A minha pergunta era: a carga e os impostos aumentam, os gastos crescem a 9% ao ano, e o investimento cai. O investimento público, em 2005, foi de 0,5% do PIB, o menor em 40 anos. Quis saber se era assim que ele estava lançando as bases para o espetáculo do crescimento. Lula disse que "para a gente construir uma casa, a gente tem que fazer alicerce. Se não fizer o alicerce, cai, como caíram todos os planos mágicos". Eu falava exatamente de alicerce. Não se constrói alicerce algum de coisa duradoura se os gastos aumentam, os impostos pesam mais e o investimento cai. E essa equação perversa terá que ser revista em breve seja qual for o presidente do Brasil.

Lula culpou as "intempéries" pelos problemas da agricultura. Houve mesmo secas, principalmente no Sul. Mas há um problema que tem afetado os agricultores: o câmbio. Muitos estão descapitalizados porque compraram insumos e plantaram numa cotação e vendem numa cotação mais baixa. O pacote de ajuda do governo foi grande mesmo, como disse Lula. Para se ter uma idéia, o dado de aumento de gastos dos primeiros sete meses do ano mostra que o item "subsídios e subvenções" aumentou 29%. Lula também tem razão quando aponta vários produtos que não têm problema, como açúcar. Mas, detalhe: só não têm problemas as culturas que estão com preços altos. O açúcar bate recorde. O aumento de preço esconde os problemas cambiais.

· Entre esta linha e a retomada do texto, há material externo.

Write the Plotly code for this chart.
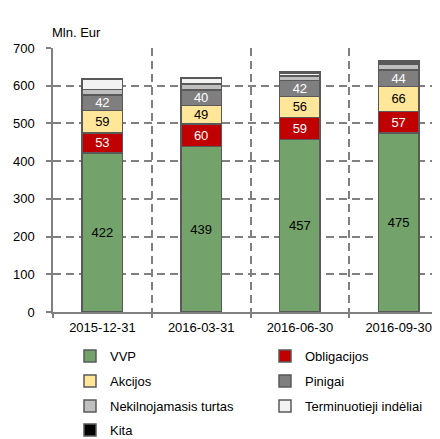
import plotly.graph_objects as go

categories = ["2015-12-31", "2016-03-31", "2016-06-30", "2016-09-30"]
vvp = [422, 439, 457, 475]
obligacijos = [53, 60, 59, 57]
akcijos = [59, 49, 56, 66]
pinigai = [42, 40, 42, 44]
nekilnojamasis = [14, 17, 12, 14]
terminuotieji = [26, 14, 8, 4]
kita = [2, 2, 4, 6]

series = [
    ("VVP", vvp, "#74A26B", "black", True, "legend"),
    ("Obligacijos", obligacijos, "#C00000", "white", True, "legend"),
    ("Akcijos", akcijos, "#FFE699", "black", True, "legend2"),
    ("Pinigai", pinigai, "#7F7F7F", "white", True, "legend2"),
    ("Nekilnojamasis turtas", nekilnojamasis, "#BFBFBF", "black", False, "legend3"),
    ("Terminuotieji indėliai", terminuotieji, "#F2F2F2", "black", False, "legend3"),
    ("Kita", kita, "#000000", "black", False, "legend4"),
]

FONT = "Liberation Sans, Arial, sans-serif"
FS = 13

fig = go.Figure()
for name, vals, color, tcolor, show_text, lg in series:
    fig.add_trace(go.Bar(
        name=name, x=categories, y=vals,
        marker=dict(color=color, line=dict(color="#595959", width=1.5)),
        text=[str(v) for v in vals] if show_text else None,
        textposition="inside" if show_text else "none",
        insidetextanchor="middle",
        textangle=0,
        textfont=dict(color=tcolor, size=FS, family=FONT),
        legend=lg,
        hoverinfo="skip",
    ))

legend_common = dict(
    orientation="h", xanchor="left", yanchor="middle",
    traceorder="normal",
    font=dict(size=FS, family=FONT, color="black"),
    entrywidth=150, entrywidthmode="pixels",
    itemwidth=30, bgcolor="rgba(0,0,0,0)",
    xref="container", yref="container",
)
rows_y = [348, 373, 398, 422]
H = 439
PLOT_H = 264
LX = 62 / 440
fig.update_layout(
    barmode="stack",
    bargap=0.59,
    width=440, height=H,
    margin=dict(l=45, r=0, t=40, b=135),
    paper_bgcolor="white", plot_bgcolor="white",
    font=dict(family=FONT, size=FS, color="black"),
    uniformtext=dict(minsize=FS, mode="show"),
    legend=dict(**legend_common, x=LX, y=1 - rows_y[0] / H),
    legend2=dict(**legend_common, x=LX, y=1 - rows_y[1] / H),
    legend3=dict(**legend_common, x=LX, y=1 - rows_y[2] / H),
    legend4=dict(**legend_common, x=LX, y=1 - rows_y[3] / H),
    xaxis=dict(
        type="category", tickson="boundaries",
        showgrid=True, gridcolor="#808080", gridwidth=1.5, griddash="8px,5px",
        showline=True, linecolor="#808080", linewidth=1.5,
        ticks="outside", ticklen=4, tickcolor="#808080", tickwidth=1.5,
        tickfont=dict(size=FS, family=FONT, color="black"),
        ticklabelstandoff=3,
    ),
    yaxis=dict(
        range=[0, 700], dtick=100,
        showgrid=True, gridcolor="#808080", gridwidth=1.5, griddash="8px,5px",
        showline=True, linecolor="#808080", linewidth=1.5,
        ticks="outside", ticklen=5, tickcolor="#808080", tickwidth=1.5,
        tickfont=dict(size=FS, family=FONT, color="black"),
        ticklabelstandoff=9,
        zeroline=False,
    ),
    annotations=[dict(
        text="Mln. Eur", xref="paper", yref="paper",
        x=-3 / 395, y=1 + 16 / PLOT_H, xanchor="left", yanchor="middle",
        showarrow=False, font=dict(size=FS, family=FONT, color="black"),
    )],
)

fig.write_html("out.html")
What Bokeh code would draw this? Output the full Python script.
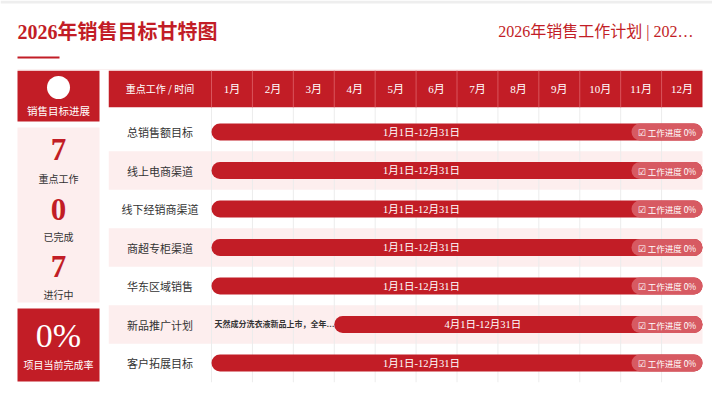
from bokeh.plotting import figure
from bokeh.layouts import column, row
from bokeh.models import Range1d, ColumnDataSource
from bokeh.core.properties import value
from bokeh.embed import file_html
from bokeh.resources import INLINE

# ---------------- data ----------------
title_text = "2026年销售目标甘特图"
subtitle_text = "2026年销售工作计划 | 202…"
months = ["1月", "2月", "3月", "4月", "5月", "6月", "7月", "8月", "9月", "10月", "11月", "12月"]
header_label = "重点工作 / 时间"
tasks = ["总销售额目标", "线上电商渠道", "线下经销商渠道", "商超专柜渠道", "华东区域销售", "新品推广计划", "客户拓展目标"]
start_month = [0, 0, 0, 0, 0, 3, 0]      # months elapsed before the task starts
end_month = [12, 12, 12, 12, 12, 12, 12]
date_labels = ["1月1日-12月31日"] * 5 + ["4月1日-12月31日", "1月1日-12月31日"]
progress = [0, 0, 0, 0, 0, 0, 0]
notes = ["", "", "", "", "", "天然成分洗衣液新品上市，全年…", ""]
key_tasks = 7
completed = 0
in_progress = 7
completion_rate = "0%"

# ---------------- style ----------------
RED = "#c21d26"
PINK = "#fdeeee"
PILL = "#d75a62"
DARK = "#333333"
GRID = "#ececec"
HSEP = "#d9555c"
SERIF = "Liberation Serif, Noto Sans CJK SC"
SANS = "Noto Sans CJK SC"


def bare(w, h, xr, yr):
    p = figure(width=w, height=h, x_range=xr, y_range=yr, output_backend="svg",
               toolbar_location=None, min_border=0, x_axis_location=None,
               y_axis_location=None)
    p.grid.visible = False
    p.outline_line_color = None
    p.background_fill_color = "white"
    p.border_fill_color = "white"
    return p


# ---------------- title strip ----------------
tp = bare(712, 70, Range1d(0, 712), Range1d(70, 0))
tp.quad(left=[0], right=[712], top=[0], bottom=[3], fill_color="#eeeeee", line_color=None)
tp.text(x=[17], y=[31], text=[title_text], text_font=value(SERIF), text_font_size="20px",
        text_font_style="bold", text_color=RED, text_baseline="middle", text_align="left")
tp.text(x=[693], y=[31], text=[subtitle_text], text_font=value(SERIF), text_font_size="16px",
        text_color=RED, text_baseline="middle", text_align="right")
tp.segment(x0=[17], y0=[57], x1=[59], y1=[57], line_color=RED, line_width=2)
tp.segment(x0=[17], y0=[69.5], x1=[702], y1=[69.5], line_color="#f7e0e0", line_width=1)

# ---------------- left summary panel ----------------
lp = bare(108, 327, Range1d(0, 108), Range1d(327, 0))
lp.quad(left=[17, 17, 17], right=[99, 99, 99], top=[0, 57, 238], bottom=[51, 232, 311],
        fill_color=[RED, PINK, RED], line_color=None)
lp.scatter(x=[58], y=[17], size=23, fill_color="white", line_color=None)
lp.text(x=[58], y=[40], text=["销售目标进展"], text_font=value(SANS), text_font_size="10.5px",
        text_color="white", text_align="center", text_baseline="middle")
stat_src = ColumnDataSource(dict(x=[58, 58, 58], y=[79, 139, 196],
                                 v=[str(key_tasks), str(completed), str(in_progress)]))
lp.text(x="x", y="y", text="v", source=stat_src, text_font=value(SERIF), text_font_size="31px",
        text_font_style="bold", text_color=RED, text_align="center", text_baseline="middle")
lp.text(x=[58, 58, 58], y=[108, 166, 224], text=["重点工作", "已完成", "进行中"],
        text_font=value(SANS), text_font_size="10px", text_color=DARK,
        text_align="center", text_baseline="middle")
lp.text(x=[58], y=[265], text=[completion_rate], text_font=value(SERIF), text_font_size="34px",
        text_color="white", text_align="center", text_baseline="middle")
lp.text(x=[58], y=[294], text=["项目当前完成率"], text_font=value(SANS), text_font_size="10px",
        text_color="white", text_align="center", text_baseline="middle")

# ---------------- gantt ----------------
PX = 491 / 12.0       # pixels per month
RH = 38.5             # pixels per row
x0 = -(211 - 108) / PX
x1 = 12 + (712 - 702) / PX
y_top = -0.5 - (112.25 - 70) / RH
y_bot = -0.5 + (397 - 112.25) / RH
head_bot = -0.5 - (112.25 - 106.7) / RH

gp = bare(604, 327, Range1d(x0, x1), Range1d(y_bot, y_top))

n = len(tasks)
rows = list(range(n))
stripe = [i for i in rows if i % 2 == 1]
gp.quad(left=[x0] * len(stripe), right=[12] * len(stripe),
        top=[i - 0.5 for i in stripe], bottom=[i + 0.5 for i in stripe],
        fill_color=PINK, line_color=None)

# vertical grid
gx = list(range(0, 12))
gp.segment(x0=gx, y0=[head_bot] * len(gx), x1=gx, y1=[n - 0.5] * len(gx),
           line_color=GRID, line_width=1)

# header
gp.quad(left=[x0], right=[12], top=[y_top], bottom=[head_bot], fill_color=RED, line_color=None)
gp.segment(x0=gx, y0=[y_top] * len(gx), x1=gx, y1=[head_bot] * len(gx),
           line_color=HSEP, line_width=1)
hy = (y_top + head_bot) / 2
gp.text(x=[(x0 + 0) / 2], y=[hy], text=[header_label], text_font=value(SANS),
        text_font_size="10px", text_color="white", text_align="center", text_baseline="middle")
gp.text(x=[i + 0.5 for i in range(12)], y=[hy] * 12, text=months, text_font=value(SERIF),
        text_font_size="11px", text_color="white", text_align="center", text_baseline="middle")

# task labels
gp.text(x=[(x0 + 0) / 2] * n, y=rows, text=tasks, text_font=value(SANS), text_font_size="11px",
        text_color=DARK, text_align="center", text_baseline="middle")

# bars (round caps)
BAR_PX = 17
r = (BAR_PX / 2) / PX
pill_w = 71 / PX
bar_src = ColumnDataSource(dict(
    s=[v + r for v in start_month], e=[v - r for v in end_month], y=rows,
    ps=[v - pill_w + r for v in end_month], pe=[v - r for v in end_month],
    lx=[(s + e - pill_w) / 2 for s, e in zip(start_month, end_month)],
    px=[e - pill_w / 2 for e in end_month],
    lab=date_labels,
    ptxt=["☑ 工作进度 %d%%" % v for v in progress],
    nx=[3 / PX] * n, note=notes,
))
gp.segment(x0="s", y0="y", x1="e", y1="y", source=bar_src, line_color=RED,
           line_width=BAR_PX, line_cap="round")
gp.segment(x0="ps", y0="y", x1="pe", y1="y", source=bar_src, line_color=PILL,
           line_width=BAR_PX, line_cap="round")
gp.text(x="lx", y="y", text="lab", source=bar_src, text_font=value(SERIF), text_font_size="10.5px",
        text_color="white", text_align="center", text_baseline="middle")
gp.text(x="px", y="y", text="ptxt", source=bar_src, text_font=value(SANS), text_font_size="8.5px",
        text_color="white", text_align="center", text_baseline="middle")
gp.text(x="nx", y="y", text="note", source=bar_src, text_font=value(SERIF), text_font_size="8px",
        text_font_style="bold", text_color=DARK, text_align="left", text_baseline="middle")

layout = column(tp, row(lp, gp))
open("out.html", "w").write(file_html(layout, INLINE))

Na parte sobre a Bolívia, Lula contou que disse ao presidente boliviano: "Evo, você não pode ficar com a espada na minha cabeça porque você tem gás, porque nós também podemos colocar uma espada na sua cabeça porque nós compramos." De fato, é dependência mútua e a Bolívia tem muito a perder. Mas a pergunta de Renato Machado era sobre ele ter dito que tinha que ser "carinhoso" com a Bolívia, uma categoria que não é adequada na política externa; muito menos diante de um ataque a uma empresa brasileira.